No, they don’t, but the contentions regarding the recount of the Florida ballots were started by Gore’s team. They filed a lawsuit to keep counting the ballots after the proscribed number of counts had been done. Bush’s team then countersued. Then it went to the SCOTUS which ended this Gore-started nonsense.

People seem to forget that the popular vote means squat for the presidential election. It is only the electoral college vote that counts as the Framers designed it. This was so that the smaller states could be protected from the larger states in our federal union. Hence, a candidate could win the popular vote in states like California by a landslide, lose Texas by a close call, and lose the electoral college vote due to losing other needed states by close margins.
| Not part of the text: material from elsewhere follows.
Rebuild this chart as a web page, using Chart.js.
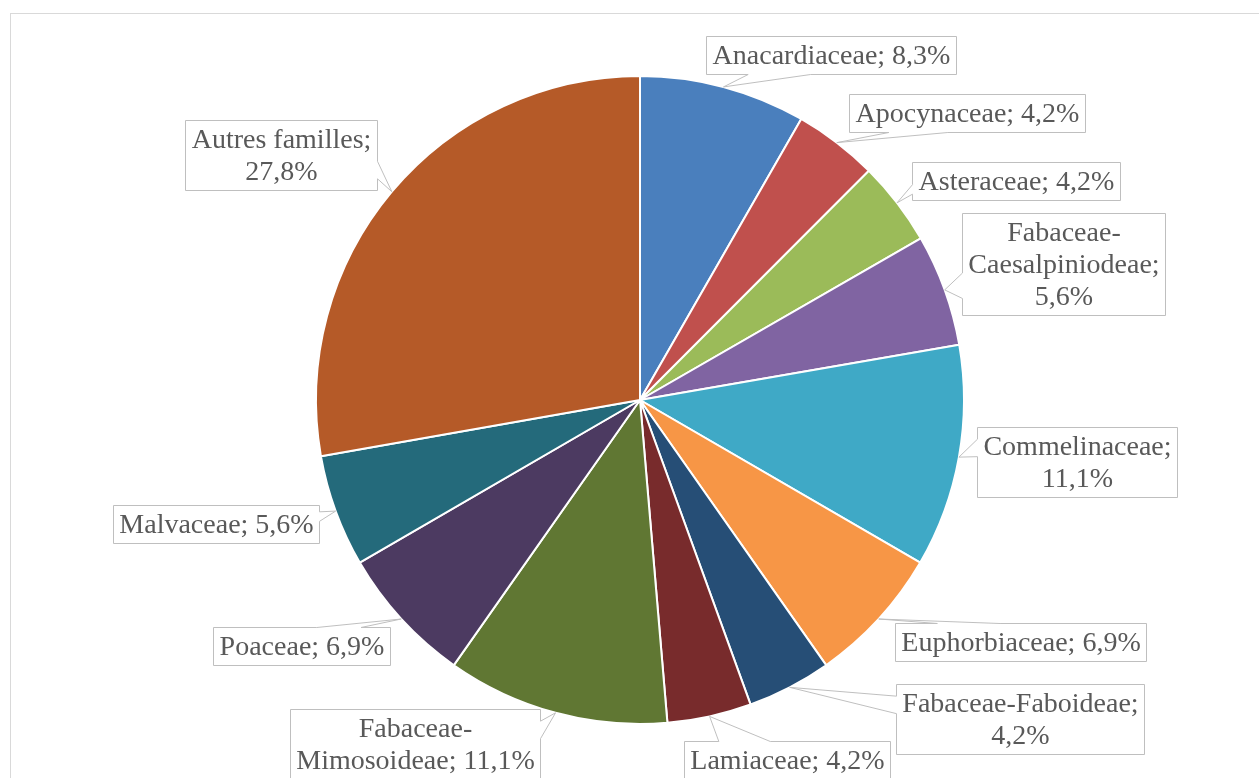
<!DOCTYPE html>
<html>
<head>
<meta charset="utf-8">
<title>Familles</title>
<script src="https://cdn.jsdelivr.net/npm/chart.js@4"></script>
<style>
  html, body { margin: 0; padding: 0; background: #fff; }
  #wrap { width: 1259px; height: 778px; position: relative; }
</style>
</head>
<body>
<div id="wrap"><canvas id="pieChart"></canvas></div>
<script>
var familles = ["Anacardiaceae", "Apocynaceae", "Asteraceae", "Fabaceae-Caesalpiniodeae",
  "Commelinaceae", "Euphorbiaceae", "Fabaceae-Faboideae", "Lamiaceae",
  "Fabaceae-Mimosoideae", "Poaceae", "Malvaceae", "Autres familles"];
var pourcentages = [8.3, 4.2, 4.2, 5.6, 11.1, 6.9, 4.2, 4.2, 11.1, 6.9, 5.6, 27.8];

var couleurs = ['#4A7FBD', '#C0504D', '#9BBB59', '#8064A2', '#3FA9C6', '#F79646',
  '#264E76', '#782B2C', '#607733', '#4C3A61', '#246A7B', '#B55A28'];

// callout boxes: centre offset from the slice edge, and max text width before wrapping
var callouts = [
  { dx: 108, dy: -32, wrap: 300 },
  { dx: 130, dy: -30, wrap: 300 },
  { dx: 119, dy: -22, wrap: 300 },
  { dx: 119, dy: -26, wrap: 200 },
  { dx: 118, dy: 5, wrap: 210 },
  { dx: 142, dy: 23, wrap: 300 },
  { dx: 230, dy: 32, wrap: 250 },
  { dx: 77, dy: 44, wrap: 300 },
  { dx: -141, dy: 31, wrap: 245 },
  { dx: -100, dy: 27, wrap: 300 },
  { dx: -120, dy: 13, wrap: 300 },
  { dx: -111, dy: -37, wrap: 200 }
];

var FONT = '28px "Liberation Serif", "Times New Roman", serif';
var LINE_H = 32, PAD_X = 6, PAD_Y = 3;

function wrapText(ctx, text, maxW) {
  var parts = text.match(/[^ -]+[- ]?/g);
  var lines = [], line = '';
  parts.forEach(function (p) {
    var test = line + p;
    if (line && ctx.measureText(test.trim()).width > maxW) {
      lines.push(line.trim());
      line = p;
    } else {
      line = test;
    }
  });
  lines.push(line.trim());
  return lines;
}

// rectangle with a wedge pointing at (tx, ty), same rules as an office callout
function calloutPath(ctx, l, t, w, h, tx, ty) {
  var r = l + w, b = t + h;
  var cx = l + w / 2, cy = t + h / 2;
  var dx = tx - cx, dy = ty - cy;
  var dq = dx * h / w;
  var edge = Math.abs(dy) > Math.abs(dq) ? (dy < 0 ? 'top' : 'bottom') : (dx < 0 ? 'left' : 'right');
  var fx = dx > 0 ? [7, 10] : [2, 5];
  var fy = dy > 0 ? [7, 10] : [2, 5];
  var x1 = l + w * fx[0] / 12, x2 = l + w * fx[1] / 12;
  var y1 = t + h * fy[0] / 12, y2 = t + h * fy[1] / 12;

  ctx.beginPath();
  ctx.moveTo(l, t);
  if (edge === 'top') { ctx.lineTo(x1, t); ctx.lineTo(tx, ty); ctx.lineTo(x2, t); }
  ctx.lineTo(r, t);
  if (edge === 'right') { ctx.lineTo(r, y1); ctx.lineTo(tx, ty); ctx.lineTo(r, y2); }
  ctx.lineTo(r, b);
  if (edge === 'bottom') { ctx.lineTo(x2, b); ctx.lineTo(tx, ty); ctx.lineTo(x1, b); }
  ctx.lineTo(l, b);
  if (edge === 'left') { ctx.lineTo(l, y2); ctx.lineTo(tx, ty); ctx.lineTo(l, y1); }
  ctx.closePath();
}

var framePlugin = {
  id: 'frame',
  beforeDraw: function (chart) {
    var ctx = chart.ctx;
    ctx.save();
    ctx.strokeStyle = '#d9d9d9';
    ctx.lineWidth = 1;
    ctx.strokeRect(10.5, 13.5, 1400, 1000);
    ctx.restore();
  }
};

var calloutPlugin = {
  id: 'callouts',
  afterDatasetsDraw: function (chart) {
    var ctx = chart.ctx;
    var meta = chart.getDatasetMeta(0);
    ctx.save();
    ctx.font = FONT;
    meta.data.forEach(function (arc, i) {
      var mid = (arc.startAngle + arc.endAngle) / 2;
      var tx = arc.x + Math.cos(mid) * arc.outerRadius;
      var ty = arc.y + Math.sin(mid) * arc.outerRadius;
      var c = callouts[i];
      var text = familles[i] + '; ' + pourcentages[i].toFixed(1).replace('.', ',') + '%';
      var lines = wrapText(ctx, text, c.wrap);
      var textW = Math.max.apply(null, lines.map(function (s) { return ctx.measureText(s).width; }));
      var w = Math.round(textW + 2 * PAD_X);
      var h = lines.length * LINE_H + 2 * PAD_Y;
      var l = Math.round(tx + c.dx - w / 2) + 0.5;
      var t = Math.round(ty + c.dy - h / 2) + 0.5;

      calloutPath(ctx, l, t, w, h, tx, ty);
      ctx.fillStyle = '#ffffff';
      ctx.fill();
      ctx.strokeStyle = '#bfbfbf';
      ctx.lineWidth = 1;
      ctx.stroke();

      ctx.fillStyle = '#595959';
      ctx.textAlign = 'center';
      ctx.textBaseline = 'middle';
      lines.forEach(function (s, k) {
        ctx.fillText(s, l + w / 2, t + PAD_Y + LINE_H * (k + 0.5) + 1);
      });
    });
    ctx.restore();
  }
};

var ctp = document.getElementById('pieChart').getContext('2d');
var chart = new Chart(ctp, {
  type: 'pie',
  data: {
    labels: familles,
    datasets: [{
      data: pourcentages,
      backgroundColor: couleurs,
      borderColor: '#ffffff',
      borderWidth: 2,
      hoverOffset: 0
    }]
  },
  options: {
    responsive: true,
    maintainAspectRatio: false,
    animation: false,
    layout: {
      padding: { top: 75, bottom: 53, left: 315, right: 294 }
    },
    plugins: {
      legend: { display: false },
      tooltip: { enabled: false }
    }
  },
  plugins: [framePlugin, calloutPlugin]
});
</script>
</body>
</html>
Yet, he could win the popular vote.

Of course Gore was the one who took the recount to court, he felt he had legitimately won the election. (A fact that was later confirmed by a full recount of all Florida ballots, but lets not get into that right now.) The point is, the 2000 election was so contentious because the President of the United States was ultimately chosen by a 5-4 decision of the Supreme Court. You can certainly understand how this would be a contentious issue, seeing as the Supreme Court is a non-elected body.

As far as the popular vote, I understand it is technically irrelevant. But the fact that Bush was the first President to not have also won the popular vote in addition to the electoral college certainly didn’t help.